To understand why Daniel's argument lands so hard, you need to understand what exclusion from the congregation actually meant in practice. It was not a symbolic slight. It meant a mamzer could not marry into the community of Israel. Their children would carry the same status. Their grandchildren. The stigma ran forward through time without limit, attaching itself to people who had no knowledge of the original sin and no power to undo it. A single forbidden act by a parent could condemn an entire bloodline to permanent communal exile.

Daniel saw this and named it clearly: there is no comforter. Not from the community, which is legally required to maintain the exclusion. Not from the Sanhedrin, which upholds the Torah. Not from human society in any form. The mamzer stands alone in a legal structure that has no mercy built into it at the human level.

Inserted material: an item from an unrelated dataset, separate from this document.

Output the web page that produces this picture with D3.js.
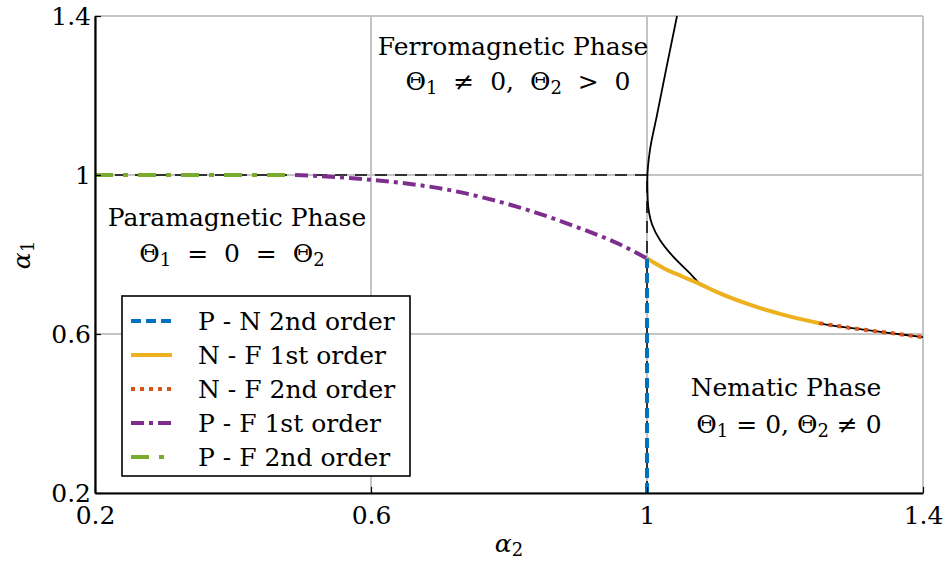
<!DOCTYPE html>
<html><head><meta charset="utf-8">
<script src="https://cdn.jsdelivr.net/npm/d3@7"></script>
<style>
body{margin:0;background:#fff}
text{fill:#000}
</style>
</head><body><svg id="c" width="945" height="561"></svg>
<script>
// ---------- data ----------
const xTicks = [0.2, 0.6, 1, 1.4];
const yTicks = [0.2, 0.6, 1, 1.4];
const xTickLabels = ["0.2", "0.6", "1", "1.4"];
const yTickLabels = ["0.2", "0.6", "1", "1.4"];

// P - N 2nd order (blue dashed)
const pnX = [1.0, 1.0];
const pnY = [0.2, 0.79];
// N - F 1st order (yellow solid)
const nf1X = [1.0, 1.025, 1.052, 1.08, 1.1, 1.15, 1.198, 1.25];
const nf1Y = [0.79, 0.765, 0.744, 0.723, 0.7065, 0.673, 0.648, 0.627];
// N - F 2nd order (orange dotted)
const nf2X = [1.25, 1.3, 1.35, 1.4];
const nf2Y = [0.627, 0.614, 0.603, 0.592];
// P - F 1st order (purple dash-dot)
const pf1X = [0.49, 0.6, 0.714, 0.816, 0.903, 0.961, 1.0];
const pf1Y = [1.0, 0.988, 0.962, 0.918, 0.866, 0.825, 0.79];
// P - F 2nd order (green dash-dot)
const pf2X = [0.2, 0.49];
const pf2Y = [1.0, 1.0];
// black solid boundary curve
const bkX = [1.0435, 1.0285, 1.014, 1.0043, 1.0005, 1.001, 1.003, 1.0075, 1.0188, 1.038, 1.0623, 1.08, 1.1, 1.15, 1.198, 1.25, 1.3, 1.35, 1.4];
const bkY = [1.4, 1.2725, 1.147, 1.063, 0.99, 0.94, 0.905, 0.875, 0.8365, 0.7945, 0.7527, 0.723, 0.7065, 0.673, 0.648, 0.627, 0.614, 0.603, 0.592];
// black dashed guides
const hDashX = [0.2, 1.0], hDashY = [1.0, 1.0];
const vDashX = [1.0, 1.0], vDashY = [0.2, 1.0];

const legendLabels = ["P - N 2nd order", "N - F 1st order", "N - F 2nd order", "P - F 1st order", "P - F 2nd order"];
const colors = {blue:"#0072BD", yellow:"#EDB120", orange:"#D95319", purple:"#7E2F8E", green:"#77AC30"};

// ---------- chart ----------
const FONT = '"DejaVu Serif","Liberation Serif","Times New Roman",serif';
const svg = d3.select("#c");
const L = 95, R = 923, T = 16, B = 493;
const x = d3.scaleLinear().domain([0.2, 1.4]).range([L, R]);
const y = d3.scaleLinear().domain([0.2, 1.4]).range([B, T]);
const FS = 25;

// grid
const grid = svg.append("g").attr("stroke", "#c4c4c4").attr("stroke-width", 2);
xTicks.forEach(v => grid.append("line").attr("x1", x(v)).attr("x2", x(v)).attr("y1", T).attr("y2", B));
yTicks.forEach(v => grid.append("line").attr("y1", y(v)).attr("y2", y(v)).attr("x1", L).attr("x2", R));

const line = (xs, ys, curve) => d3.line().x(d => x(d[0])).y(d => y(d[1])).curve(curve || d3.curveLinear)(xs.map((v, i) => [v, ys[i]]));

const plot = svg.append("g");
plot.append("path").attr("d", line(hDashX, hDashY)).attr("fill", "none").attr("stroke", "#000").attr("stroke-width", 1.5).attr("stroke-dasharray", "12,8");
plot.append("path").attr("d", line(vDashX, vDashY)).attr("fill", "none").attr("stroke", "#000").attr("stroke-width", 1.5).attr("stroke-dasharray", "12,8");
plot.append("path").attr("d", line(bkX, bkY, d3.curveMonotoneY)).attr("fill", "none").attr("stroke", "#000").attr("stroke-width", 1.8);

const series = [
  {xs: pf2X, ys: pf2Y, c: colors.green, w: 4, dash: "18,10,5,10"},
  {xs: pf1X, ys: pf1Y, c: colors.purple, w: 4, dash: "13,5,4,5", curve: d3.curveMonotoneX},
  {xs: nf1X, ys: nf1Y, c: colors.yellow, w: 4, dash: null, curve: d3.curveMonotoneX},
  {xs: nf2X, ys: nf2Y, c: colors.orange, w: 4, dash: "4,5", curve: d3.curveMonotoneX},
  {xs: pnX, ys: pnY, c: colors.blue, w: 4, dash: "10,5"}
];
series.forEach(s => {
  plot.append("path").attr("d", line(s.xs, s.ys, s.curve)).attr("fill", "none")
    .attr("stroke", s.c).attr("stroke-width", s.w).attr("stroke-dasharray", s.dash);
});

// axes
const xAxis = d3.axisBottom(x).tickValues(xTicks).tickFormat((d, i) => xTickLabels[i]).tickSizeInner(-6).tickSizeOuter(0).tickPadding(13);
const yAxis = d3.axisLeft(y).tickValues(yTicks).tickFormat((d, i) => yTickLabels[i]).tickSizeInner(-6).tickSizeOuter(0).tickPadding(4);
const gx = svg.append("g").attr("transform", `translate(0,${B})`).call(xAxis);
const gy = svg.append("g").attr("transform", `translate(${L},0)`).call(yAxis);
[gx, gy].forEach(g => {
  g.attr("font-family", null).attr("font-size", null);
  g.select(".domain").attr("stroke", "#000").attr("stroke-width", 2.2);
  g.selectAll(".tick line").attr("stroke", "#000").attr("stroke-width", 1.2);
  g.selectAll(".tick text").style("font-size", FS + "px").style("font-family", FONT).attr("fill", "#000");
});
gy.selectAll(".tick text").attr("dy", "0.32em");

function rich(x0, y0, segs, size, anchor, rotate) {
  const t = svg.append("text").attr("x", x0).attr("y", y0).attr("text-anchor", anchor || "middle")
    .style("font-size", size + "px").style("font-family", FONT).style("white-space", "pre");
  if (rotate) t.attr("transform", `rotate(${rotate},${x0},${y0})`);
  segs.forEach(s => {
    const ts = t.append("tspan").text(s.t);
    if (s.sub) ts.attr("baseline-shift", "-22%").style("font-size", (size * 0.72) + "px");
    if (s.it) ts.style("font-style", "italic");
  });
  return t;
}

// axis labels
rich(509, 552, [{t: "α", it: true}, {t: "2", sub: true}], FS, "middle");
rich(30, 255, [{t: "α", it: true}, {t: "1", sub: true}], FS, "middle", -90);

// annotations
rich(513, 55, [{t: "Ferromagnetic Phase"}], FS, "middle");
rich(518, 90, [{t: "Θ"}, {t: "1", sub: true}, {t: "  ≠  0,  Θ"}, {t: "2", sub: true}, {t: "  >  0"}], FS, "middle");
rich(237, 226, [{t: "Paramagnetic Phase"}], FS, "middle");
rich(232, 262, [{t: "Θ"}, {t: "1", sub: true}, {t: "  =  0  =  Θ"}, {t: "2", sub: true}], FS, "middle");
rich(786, 396, [{t: "Nematic Phase"}], FS, "middle");
rich(789, 433, [{t: "Θ"}, {t: "1", sub: true}, {t: " = 0, Θ"}, {t: "2", sub: true}, {t: " ≠ 0"}], FS, "middle");

// legend
const lg = svg.append("g");
lg.append("rect").attr("x", 122).attr("y", 296).attr("width", 288).attr("height", 180)
  .attr("fill", "#fff").attr("stroke", "#000").attr("stroke-width", 1.6);
const legSeries = [series[4], series[2], series[3], series[1], series[0]];
legendLabels.forEach((lab, i) => {
  const ry = 321 + i * 34;
  const s = legSeries[i];
  lg.append("line").attr("x1", 131).attr("x2", 172).attr("y1", ry).attr("y2", ry)
    .attr("stroke", s.c).attr("stroke-width", s.w).attr("stroke-dasharray", s.dash);
  lg.append("text").attr("x", 198).attr("y", ry + 9).style("font-size", FS + "px").style("font-family", FONT)
    .style("white-space", "pre").text(lab);
});
</script>
</body></html>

This is the moment in the text where most rabbinic discussions would pivot toward consolation or explanation, where a sage would offer a teaching about the purpose of suffering or the ways of Providence. Daniel does not pivot. He lets the injustice stand in full view. And then the text does something extraordinary: it lets God respond.

What God Said He Owed Them

“It is incumbent upon Me to comfort them,” the Holy One says in the midrash. The word the text uses is not “I will” or “I want to” but a word of obligation. God takes on a debt. Because human law cannot reach these children, because the structures of Torah justice have no mechanism for their relief in this world, the divine comforter steps in where the human comforter cannot go.

The text then turns to the prophet Zechariah, who saw a vision of pure gold (Zechariah 4:2), and the rabbinic sages of the Talmudic period offer two readings of what that gold represents. One sees it as gola, exile: the suffering of the mamzerim mirrors the exile of the Shekhinah itself, the divine presence that went into Babylon alongside the Jewish people. As (Isaiah 43:14) says, “For your sake I sent to Babylon.” God too knows what it is to be expelled from where you belong.

The second reading sees the gold as go'alah, redemption. The Redeemer, the Lord of hosts, has not forgotten. (Isaiah 47:4) and (Micah 2:13) are summoned together: a future where those who have been shut out will breach the gates and pass through, with their king before them and God at their head.

Why the Midrash Does Not Resolve the Tension

What is remarkable about this passage is that it does not cancel Daniel's protest. The midrash does not say Daniel was wrong to weep, does not offer a legal argument that secretly justifies the mamzer's exclusion as ultimately merciful, does not reframe the suffering as hidden good. It sits with both truths at once: the law is what it is, and the law produces an injustice that God Himself acknowledges and promises to redress.

This double vision, holding law and lament in the same hand, is characteristic of the Midrash Rabbah tradition. The rabbis did not edit out the verses that made them uncomfortable. They argued with them, wept over them, and found in them obligations that pointed beyond the text itself. Daniel the tailor's tears were not a failure of faith. They were a form of it. His grief opened a space that required a divine response, and the divine response was not a theological argument. It was a promise.

The Debt God Accepted

There is something quietly radical in the claim that God owes comfort to those the law has injured. It does not dissolve the law. It does not create an exception. It looks directly at what the law costs and says: this debt is real, and it will be paid. Not in this world, where the Sanhedrin has no choice, where the Torah's terms cannot be renegotiated by human courts. But in the world that is coming, where the one who breaches goes up before them and the Lord is at their head.

Daniel the tailor sat with his needle and thread and read Ecclesiastes and wept for people he probably knew by name, neighbors whose children played in the same streets and could not enter the same assemblies. His weeping, preserved in Vayikra Rabbah and read by students for fifteen centuries, became one of the clearest moral statements in all of rabbinic Judaism: suffering that the powerful cannot undo is still suffering, and someone is still responsible for it.